Brent is not breaking records despite a roughly 20% drop in supply—a seeming paradox, but one with clear explanations. Rising US exports, falling global inventories, and weaker Chinese imports are supporting the oil market. The key question is whether this balance can last. Let's analyze the situation and develop a trading plan.
The article covers the following subjects:
Major Takeaways
- Global oil inventories are falling by 4 million bpd.
- US seaborne exports have exceeded 10 million bpd.
- China may reduce imports to 6.9 million bpd.
- Long positions on Brent can be considered with targets of $115 and $125.
Weekly Fundamental Forecast for Oil
Against the backdrop of the most severe oil crisis in history, prices do not skyrocket. According to the US Energy Information Administration, 20.7 million bpd passed through the Strait of Hormuz in October–December. In January–March, that figure fell to 14.6 million bpd. In April–May, it plummeted almost to zero. The market has lost about 20% of its supply, production in Saudi Arabia has fallen to 6.3 million bpd—the lowest level since 1990—and Brent is barely above $100 per barrel. Has the oil market adapted so quickly, or is this the calm before the storm?
The key factors stabilizing Brent were increased exports from the US and Latin American countries, a decline in Asian imports, and a sharp drop in global inventories. According to Kpler, oil shipments from the United States by sea reached 8.55 million bpd in April and are expected to exceed 10 million bpd in May.
US Oil Exports
Source: Reuters.
Before the armed conflict in the Middle East, more than 60% of the oil supplied to Asia came from the Gulf countries. The crisis forced them to look for alternatives and led to record premiums between the spot and futures markets. By mid-May, they had returned to pre-war levels, as shipping oil by sea from the US and Latin America is time-consuming. The first barrels of oil are only now beginning to arrive in Japan and other countries in the region.

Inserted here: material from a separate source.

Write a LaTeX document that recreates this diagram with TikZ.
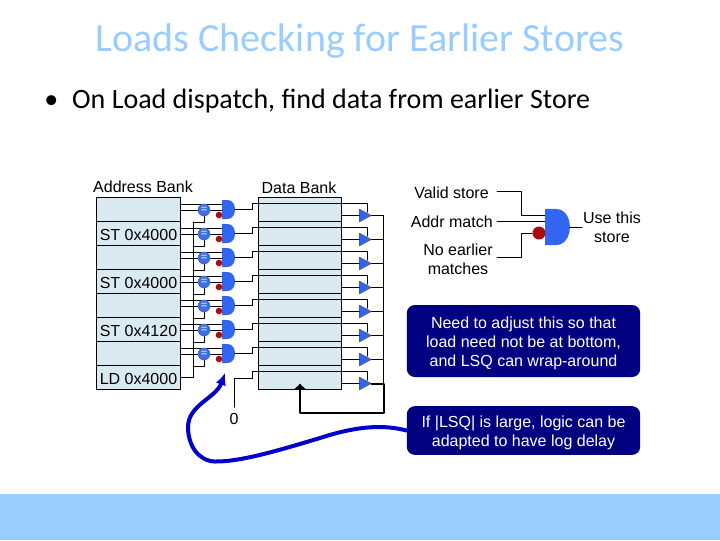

Premium Between Spot and Futures Oil Markets
Source: Bloomberg.
China is playing its part in rescuing the global economy. With the world’s largest strategic reserves, China is in a position to reduce its crude oil imports. According to Kpler, seaborne purchases fell from a near-record 11.5 million bpd in February to 8 million bpd in April. In May, the figure may fall to 6.9 million bpd.
Strategic Oil Reserves
Source: Bloomberg.
The growing global oil market deficit is leading to a rapid decline in global inventories. According to the IEA, inventories fell by 4 million bpd in April and May. The longer the Strait of Hormuz remains closed, the faster inventories will drop to a critical level.
The current situation is more like the calm before the storm. As the driving season approaches in the US, domestic demand for oil and petroleum products will increase. The potential for US exports, given the existing infrastructure, is limited. Global reserves are dwindling before our eyes, and only China knows how long it intends to keep imports at a low level.
Weekly Trading Plan for Brent
Since the US has no options other than a lousy agreement or renewed hostilities, Brent may surge even further toward $115 and $125 per barrel. Growing optimism about China's involvement in US-Iran negotiations could trigger a temporary price decline, offering an opportunity to open and build up long positions in oil.
This forecast is based on the analysis of fundamental factors, including official statements from financial institutions and regulators, various geopolitical and economic developments, and statistical data. Historical market data are also considered.